What is asked: Take the lines of the data below from the very first through the line containing "0.027, 0.026, 0.025, 0.024, 0.023]" and output them exactly, pictures excluded.

** START OF Data shown **

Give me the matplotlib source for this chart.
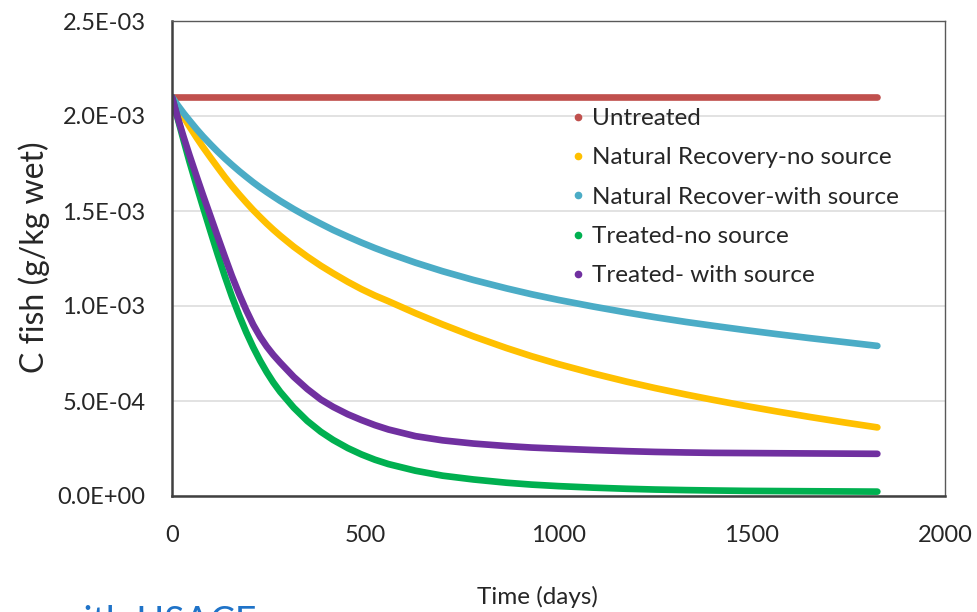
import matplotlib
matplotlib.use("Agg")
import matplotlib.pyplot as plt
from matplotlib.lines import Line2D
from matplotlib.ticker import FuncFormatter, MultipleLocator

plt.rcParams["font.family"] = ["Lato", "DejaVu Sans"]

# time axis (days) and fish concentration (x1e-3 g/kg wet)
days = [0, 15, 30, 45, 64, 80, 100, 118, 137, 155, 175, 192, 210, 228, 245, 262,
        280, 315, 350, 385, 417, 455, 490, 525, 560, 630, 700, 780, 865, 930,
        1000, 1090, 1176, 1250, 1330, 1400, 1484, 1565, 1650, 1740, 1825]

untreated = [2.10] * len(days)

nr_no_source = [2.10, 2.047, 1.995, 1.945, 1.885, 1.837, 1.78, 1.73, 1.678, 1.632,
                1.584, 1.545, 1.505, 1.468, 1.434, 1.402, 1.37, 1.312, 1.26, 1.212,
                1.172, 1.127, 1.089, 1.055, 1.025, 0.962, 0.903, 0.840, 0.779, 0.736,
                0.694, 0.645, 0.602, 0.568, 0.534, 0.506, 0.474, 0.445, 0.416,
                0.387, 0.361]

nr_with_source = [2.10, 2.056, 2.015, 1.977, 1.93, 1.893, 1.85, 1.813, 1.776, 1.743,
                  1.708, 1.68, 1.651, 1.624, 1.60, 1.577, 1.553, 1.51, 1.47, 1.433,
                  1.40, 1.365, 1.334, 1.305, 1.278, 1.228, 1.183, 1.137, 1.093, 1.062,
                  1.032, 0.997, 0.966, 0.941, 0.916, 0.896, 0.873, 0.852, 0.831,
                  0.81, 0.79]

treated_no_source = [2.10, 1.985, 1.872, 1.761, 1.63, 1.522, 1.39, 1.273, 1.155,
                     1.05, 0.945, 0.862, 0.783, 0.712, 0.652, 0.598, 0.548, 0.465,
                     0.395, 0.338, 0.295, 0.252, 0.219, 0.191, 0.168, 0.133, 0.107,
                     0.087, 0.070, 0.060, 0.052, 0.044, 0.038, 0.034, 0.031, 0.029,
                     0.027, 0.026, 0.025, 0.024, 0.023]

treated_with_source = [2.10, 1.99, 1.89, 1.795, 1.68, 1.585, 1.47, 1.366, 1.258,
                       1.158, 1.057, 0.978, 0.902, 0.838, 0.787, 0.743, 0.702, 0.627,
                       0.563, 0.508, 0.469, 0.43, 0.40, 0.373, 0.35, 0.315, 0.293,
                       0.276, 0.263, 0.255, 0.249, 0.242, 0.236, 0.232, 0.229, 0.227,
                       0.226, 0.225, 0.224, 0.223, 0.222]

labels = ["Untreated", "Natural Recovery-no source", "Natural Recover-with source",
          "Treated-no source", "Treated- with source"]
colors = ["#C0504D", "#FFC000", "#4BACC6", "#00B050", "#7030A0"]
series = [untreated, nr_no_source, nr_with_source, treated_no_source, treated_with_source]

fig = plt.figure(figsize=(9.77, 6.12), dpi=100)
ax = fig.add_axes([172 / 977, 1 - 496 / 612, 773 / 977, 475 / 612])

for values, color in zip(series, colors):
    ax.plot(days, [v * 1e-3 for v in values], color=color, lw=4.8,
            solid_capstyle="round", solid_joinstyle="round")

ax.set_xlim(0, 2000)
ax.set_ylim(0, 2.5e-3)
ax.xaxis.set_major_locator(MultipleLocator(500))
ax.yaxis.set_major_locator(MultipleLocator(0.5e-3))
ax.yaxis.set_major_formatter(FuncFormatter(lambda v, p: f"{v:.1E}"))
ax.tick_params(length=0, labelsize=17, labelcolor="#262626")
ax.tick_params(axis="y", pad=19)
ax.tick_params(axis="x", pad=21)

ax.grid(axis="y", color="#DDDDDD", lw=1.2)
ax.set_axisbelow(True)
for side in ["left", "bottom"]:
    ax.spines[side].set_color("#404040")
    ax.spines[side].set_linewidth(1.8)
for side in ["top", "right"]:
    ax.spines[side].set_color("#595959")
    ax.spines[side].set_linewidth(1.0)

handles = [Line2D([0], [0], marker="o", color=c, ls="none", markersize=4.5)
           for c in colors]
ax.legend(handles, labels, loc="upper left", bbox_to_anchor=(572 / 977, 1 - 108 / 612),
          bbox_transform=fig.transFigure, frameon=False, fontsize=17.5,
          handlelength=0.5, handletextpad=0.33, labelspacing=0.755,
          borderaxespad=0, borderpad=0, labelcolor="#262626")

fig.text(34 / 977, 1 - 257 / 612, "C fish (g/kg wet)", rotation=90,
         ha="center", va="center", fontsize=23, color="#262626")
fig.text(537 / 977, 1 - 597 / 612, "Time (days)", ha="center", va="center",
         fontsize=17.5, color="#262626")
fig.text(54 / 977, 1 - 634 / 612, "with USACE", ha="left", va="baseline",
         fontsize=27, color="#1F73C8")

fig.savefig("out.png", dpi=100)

** END OF Data shown **

Exercise result:
Give me the matplotlib source for this chart.
import matplotlib
matplotlib.use("Agg")
import matplotlib.pyplot as plt
from matplotlib.lines import Line2D
from matplotlib.ticker import FuncFormatter, MultipleLocator

plt.rcParams["font.family"] = ["Lato", "DejaVu Sans"]

# time axis (days) and fish concentration (x1e-3 g/kg wet)
days = [0, 15, 30, 45, 64, 80, 100, 118, 137, 155, 175, 192, 210, 228, 245, 262,
        280, 315, 350, 385, 417, 455, 490, 525, 560, 630, 700, 780, 865, 930,
        1000, 1090, 1176, 1250, 1330, 1400, 1484, 1565, 1650, 1740, 1825]

untreated = [2.10] * len(days)

nr_no_source = [2.10, 2.047, 1.995, 1.945, 1.885, 1.837, 1.78, 1.73, 1.678, 1.632,
                1.584, 1.545, 1.505, 1.468, 1.434, 1.402, 1.37, 1.312, 1.26, 1.212,
                1.172, 1.127, 1.089, 1.055, 1.025, 0.962, 0.903, 0.840, 0.779, 0.736,
                0.694, 0.645, 0.602, 0.568, 0.534, 0.506, 0.474, 0.445, 0.416,
                0.387, 0.361]

nr_with_source = [2.10, 2.056, 2.015, 1.977, 1.93, 1.893, 1.85, 1.813, 1.776, 1.743,
                  1.708, 1.68, 1.651, 1.624, 1.60, 1.577, 1.553, 1.51, 1.47, 1.433,
                  1.40, 1.365, 1.334, 1.305, 1.278, 1.228, 1.183, 1.137, 1.093, 1.062,
                  1.032, 0.997, 0.966, 0.941, 0.916, 0.896, 0.873, 0.852, 0.831,
                  0.81, 0.79]

treated_no_source = [2.10, 1.985, 1.872, 1.761, 1.63, 1.522, 1.39, 1.273, 1.155,
                     1.05, 0.945, 0.862, 0.783, 0.712, 0.652, 0.598, 0.548, 0.465,
                     0.395, 0.338, 0.295, 0.252, 0.219, 0.191, 0.168, 0.133, 0.107,
                     0.087, 0.070, 0.060, 0.052, 0.044, 0.038, 0.034, 0.031, 0.029,
                     0.027, 0.026, 0.025, 0.024, 0.023]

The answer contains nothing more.